Opposition agrees to government proposal to refer Bill to Subject Committee

: The State Assembly on Thursday witnessed a rare consensus on the way forward to bring out a more comprehensive and improved version of the Kerala Protection of Privacy and Dignity of Women Bill, 2013, which was piloted in the House by Home Minister Thiruvanchoor Radhakrishnan. Consequently, the Opposition did not press for a vote for referring it to a Select Committee and agreed to the government proposal to refer the Bill to the Subject Committee, taking in its true spirit Chief Minister Oommen Chandy’s assurance that the government would not push for legislation during the current session and would seek the opinions of all sections of society prior to bringing out a comprehensive Bill.
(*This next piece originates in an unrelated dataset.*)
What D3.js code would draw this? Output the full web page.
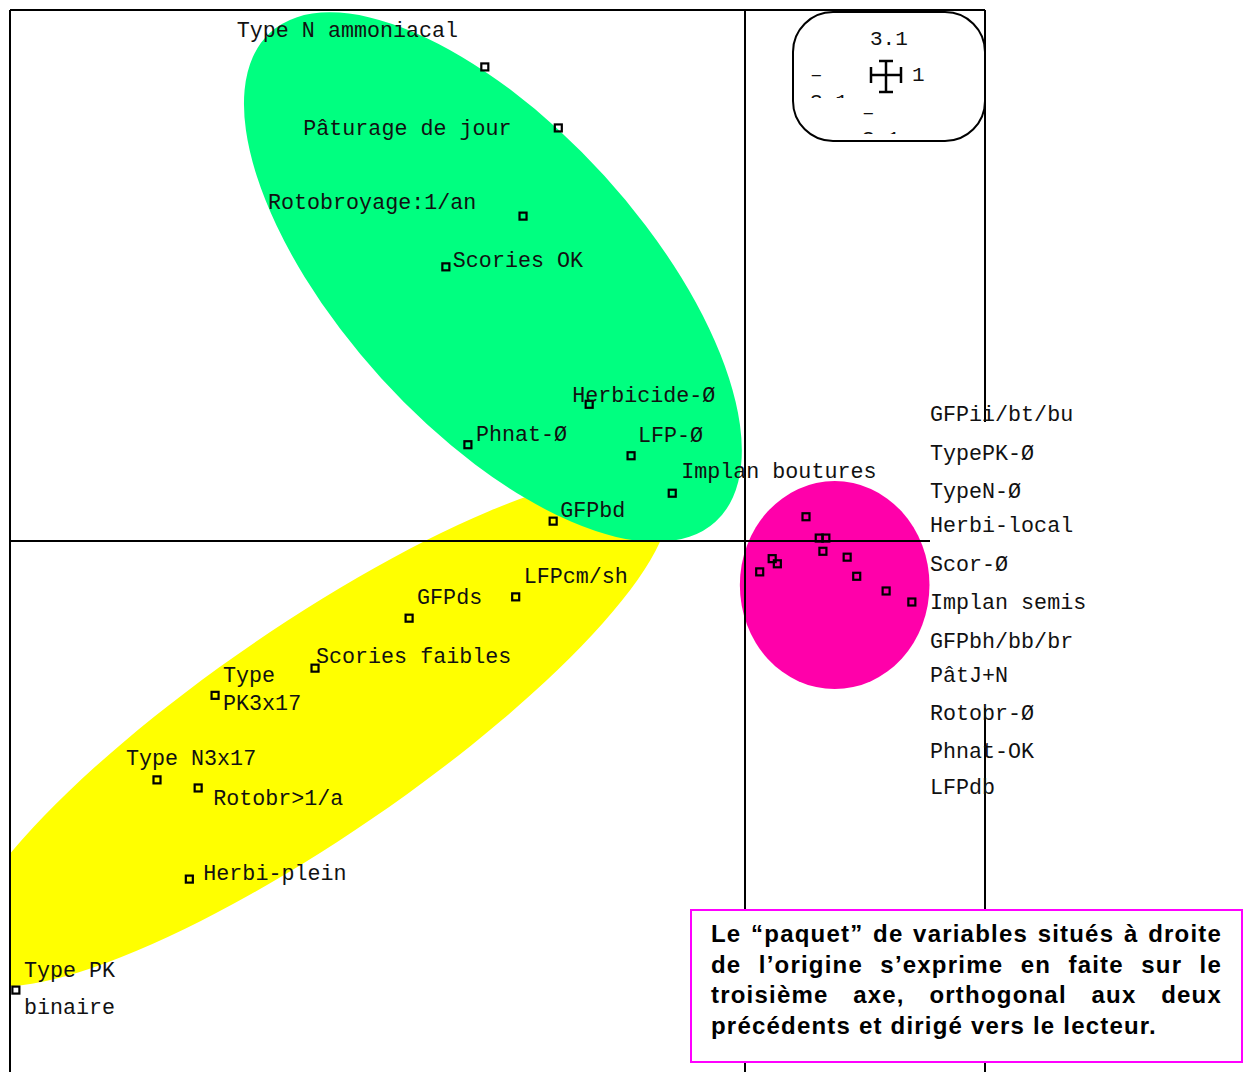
<!DOCTYPE html>
<html>
<head>
<meta charset="utf-8">
<script src="https://cdn.jsdelivr.net/npm/d3@7"></script>
<style>
  body { margin: 0; background: #fff; }
  .mono text { font-family: "Liberation Mono", "DejaVu Sans Mono", monospace; }
  .note text { font-family: "Liberation Sans", Arial, sans-serif; font-weight: bold; letter-spacing: 1.2px; }
</style>
</head>
<body>
<div id="chart"></div>
<script>
// Factor coordinates (axis 1 horizontal, axis 2 vertical)
var greenVars = ["Type N ammoniacal", "Pâturage de jour", "Rotobroyage:1/an", "Scories OK",
  "Herbicide-Ø", "Phnat-Ø", "LFP-Ø", "Implan boutures", "GFPbd"];
var greenX = [-0.354, -0.254, -0.302, -0.407, -0.212, -0.377, -0.155, -0.099, -0.261];
var greenY = [0.645, 0.562, 0.442, 0.373, 0.186, 0.131, 0.116, 0.065, 0.027];

var yellowVars = ["LFPcm/sh", "GFPds", "Scories faibles", "Type\nPK3x17", "Type N3x17",
  "Rotobr>1/a", "Herbi-plein", "Type PK\nbinaire"];
var yellowX = [-0.312, -0.457, -0.585, -0.721, -0.800, -0.744, -0.756, -0.992];
var yellowY = [-0.076, -0.105, -0.173, -0.210, -0.325, -0.336, -0.460, -0.611];

// right-hand "paquet" (no individual labels on the plot)
var pinkX = [0.083, 0.101, 0.110, 0.106, 0.037, 0.044, 0.020, 0.139, 0.152, 0.192, 0.227];
var pinkY = [0.033, 0.004, 0.004, -0.014, -0.024, -0.031, -0.042, -0.022, -0.048, -0.068, -0.083];
var pinkVars = ["GFPii/bt/bu", "TypePK-Ø", "TypeN-Ø", "Herbi-local", "Scor-Ø", "Implan semis",
  "GFPbh/bb/br", "PâtJ+N", "Rotobr-Ø", "Phnat-OK", "LFPdb"];

var noteLines = [
  "Le “paquet” de variables situés à droite",
  "de l’origine s’exprime en faite sur le",
  "troisième axe, orthogonal aux deux",
  "précédents et dirigé vers le lecteur."
];

// Layout
var svgWidth = 1243;
var svgHeight = 1072;
var frame = { left: 10, top: 10, right: 985 };
var origin = { x: 745, y: 541 };
var unit = 735;   // pixels per factor unit

// label offsets from their marker (px): [dx, dy, line height]
var greenOffsets = [[-248, -30], [-255, 7], [-255, -7], [7, 0], [-17, -2], [8, -4], [7, -14], [9, -15], [7, -4]];
var yellowOffsets = [[8, -14], [8, -14], [1, -5], [8, -13, 28], [-31, -15], [15, 17], [14, 1], [8, -13, 37]];

var svg = d3.select("#chart")
  .append("svg")
  .attr("width", svgWidth)
  .attr("height", svgHeight);

var xScale = d3.scaleLinear().domain([-1, 0]).range([origin.x - unit, origin.x]);
var yScale = d3.scaleLinear().domain([0, 1]).range([origin.y, origin.y - unit]);

// clip everything to the frame (left and top edges)
svg.append("clipPath").attr("id", "frameClip")
  .append("rect")
  .attr("x", frame.left).attr("y", frame.top)
  .attr("width", svgWidth - frame.left).attr("height", svgHeight - frame.top);

// Grouping ellipses, in factor units: centre, semi-axes, rotation (deg)
var groups = [
  { cx: -0.588, cy: -0.2585, rx: 0.578, ry: 0.144, angle: -34.4, color: "#ffff00" },
  { cx: -0.343, cy: 0.359, rx: 0.450, ry: 0.205, angle: 47.7, color: "#00ff80" },
  { cx: 0.122, cy: -0.060, rx: 0.129, ry: 0.1415, angle: 0, color: "#ff00aa" }
];

svg.append("g")
  .attr("clip-path", "url(#frameClip)")
  .selectAll("ellipse")
  .data(groups)
  .enter()
  .append("ellipse")
  .attr("cx", d => xScale(d.cx))
  .attr("cy", d => yScale(d.cy))
  .attr("rx", d => xScale(d.rx) - xScale(0))
  .attr("ry", d => xScale(d.ry) - xScale(0))
  .attr("transform", d => "rotate(" + d.angle + "," + xScale(d.cx) + "," + yScale(d.cy) + ")")
  .attr("fill", d => d.color);

// Frame and axes
var lines = svg.append("g").attr("stroke", "#000").attr("stroke-width", 2);
lines.append("line").attr("x1", frame.left).attr("x2", frame.right).attr("y1", frame.top).attr("y2", frame.top);
lines.append("line").attr("x1", frame.left).attr("x2", frame.left).attr("y1", frame.top).attr("y2", svgHeight);
lines.append("line").attr("x1", frame.right).attr("x2", frame.right).attr("y1", frame.top).attr("y2", 422);
lines.append("line").attr("x1", frame.right).attr("x2", frame.right).attr("y1", 708).attr("y2", svgHeight);
lines.append("line").attr("x1", xScale(0)).attr("x2", xScale(0)).attr("y1", frame.top).attr("y2", svgHeight);
lines.append("line").attr("x1", frame.left).attr("x2", 930).attr("y1", yScale(0)).attr("y2", yScale(0));

// Markers
var points = [];
greenVars.forEach((v, i) => points.push({ name: v, x: greenX[i], y: greenY[i], off: greenOffsets[i] }));
yellowVars.forEach((v, i) => points.push({ name: v, x: yellowX[i], y: yellowY[i], off: yellowOffsets[i] }));
pinkX.forEach((v, i) => points.push({ name: null, x: v, y: pinkY[i] }));

var markerSize = 7;
svg.append("g").selectAll("rect")
  .data(points)
  .enter()
  .append("rect")
  .attr("x", d => xScale(d.x) - markerSize / 2)
  .attr("y", d => yScale(d.y) - markerSize / 2)
  .attr("width", markerSize)
  .attr("height", markerSize)
  .attr("fill", "none")
  .attr("stroke", "#000")
  .attr("stroke-width", 2.2);

// Marker labels
var labelGroup = svg.append("g").classed("mono", true).attr("font-size", 21.7).attr("fill", "#111");
points.filter(d => d.name).forEach(function(d) {
  var parts = d.name.split("\n");
  var t = labelGroup.append("text")
    .attr("x", xScale(d.x) + d.off[0])
    .attr("y", yScale(d.y) + d.off[1]);
  parts.forEach(function(p, j) {
    t.append("tspan")
      .attr("x", xScale(d.x) + d.off[0])
      .attr("dy", j === 0 ? 0 : d.off[2])
      .text(p);
  });
});

// Right-hand list of the variables in the "paquet"
var listTops = [421, 460, 498, 532, 571, 609, 648, 682, 720, 758, 794];
labelGroup.selectAll(".pinkLabel")
  .data(pinkVars)
  .enter()
  .append("text")
  .classed("pinkLabel", true)
  .attr("x", 930)
  .attr("y", (d, i) => listTops[i])
  .text(d => d);

// Scale legend (rounded box with cross)
var legend = svg.append("g").classed("mono", true);
legend.append("rect")
  .attr("x", 793).attr("y", 12).attr("width", 192).attr("height", 129).attr("rx", 40)
  .attr("fill", "#fff").attr("stroke", "#000").attr("stroke-width", 2);
var legText = legend.append("g").attr("font-size", 21).attr("fill", "#111");
legText.append("text").attr("x", 870).attr("y", 45).text("3.1");
legText.append("text").attr("x", 912).attr("y", 81).text("1");
legend.append("clipPath").attr("id", "legClipA")
  .append("rect").attr("x", 800).attr("y", 60).attr("width", 60).attr("height", 38);
legend.append("clipPath").attr("id", "legClipB")
  .append("rect").attr("x", 850).attr("y", 100).attr("width", 60).attr("height", 34);
var la = legText.append("text").attr("clip-path", "url(#legClipA)");
la.append("tspan").attr("x", 810).attr("y", 81).text("–");
la.append("tspan").attr("x", 810).attr("y", 108).text("3.1");
var lb = legText.append("text").attr("clip-path", "url(#legClipB)");
lb.append("tspan").attr("x", 862).attr("y", 119).text("–");
lb.append("tspan").attr("x", 862).attr("y", 145).text("3.1");
var cross = legend.append("g").attr("stroke", "#000").attr("stroke-width", 2.5);
cross.append("line").attr("x1", 871).attr("x2", 901).attr("y1", 75).attr("y2", 75);
cross.append("line").attr("x1", 871).attr("x2", 871).attr("y1", 67).attr("y2", 83);
cross.append("line").attr("x1", 901).attr("x2", 901).attr("y1", 67).attr("y2", 83);
cross.append("line").attr("x1", 886).attr("x2", 886).attr("y1", 61).attr("y2", 92);
cross.append("line").attr("x1", 879).attr("x2", 893).attr("y1", 61).attr("y2", 61);
cross.append("line").attr("x1", 879).attr("x2", 893).attr("y1", 92).attr("y2", 92);

// Note box, justified text
var note = svg.append("g").classed("note", true);
note.append("rect")
  .attr("x", 691).attr("y", 910).attr("width", 551).attr("height", 152)
  .attr("fill", "#fff").attr("stroke", "#ff00ff").attr("stroke-width", 2);
var noteX = 711, noteW = 511, noteTop = 942, noteLead = 30.7;
noteLines.forEach(function(line, i) {
  var t = note.append("text")
    .attr("y", noteTop + i * noteLead)
    .attr("font-size", 24)
    .attr("fill", "#000");
  if (i === noteLines.length - 1) {
    t.attr("x", noteX).text(line);
    return;
  }
  var words = line.split(" ");
  var spans = words.map(w => t.append("tspan").text(w));
  var widths = spans.map(s => s.node().getComputedTextLength());
  var gap = (noteW - d3.sum(widths)) / (words.length - 1);
  var x = noteX;
  spans.forEach(function(s, j) {
    s.attr("x", x);
    x += widths[j] + gap;
  });
});
</script>
</body>
</html>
As the debate on the motion seeking to refer the Bill to the Select Committee proceeded, it became clear that there was a lack of clarity in some of the provisions in the Bill, prompting the government to seize the opportunity for wider consultations. The opportunity came up mainly because M.A. Baby, who had led the Opposition in the debate, was not present in the House to press for a vote to refer the Bill to the Select Committee. Speaker G. Karthikeyan stuck to the rule and said the vote was not possible since the member who had moved for it was absent.

The debate witnessed all-round participation with even ruling bench members expressing their reservations about some of the provisions of the Bill. During the debate, Mr. Baby differed with the title of the bill and wanted the penal provisions to be in proportion to the offence. He had several ruling bench members supporting his stand on this.

CPI member Biji Mol urged the Home Minister to incorporate some of the recommendations made by the Assembly Committee on Women and Children during the previous LDF government’s rule.

Deputy Leader of the Opposition Kodiyeri Balakrishnan pointed out the possibilities of the new State law going against the Central law. Welcoming the Criminal Law (Amendment) Ordinance, Mr. Balakrishnan feared that some of the provisions would dilute the punitive aspects of other laws. He criticised the government for bringing in haste such a Bill, a charge the Home Minister denied.

The Minister said the idea for a law to protect women’s dignity had originated in 2007 itself. The UDF had held discussions with various sections, including women’s forums, before drafting the Bill.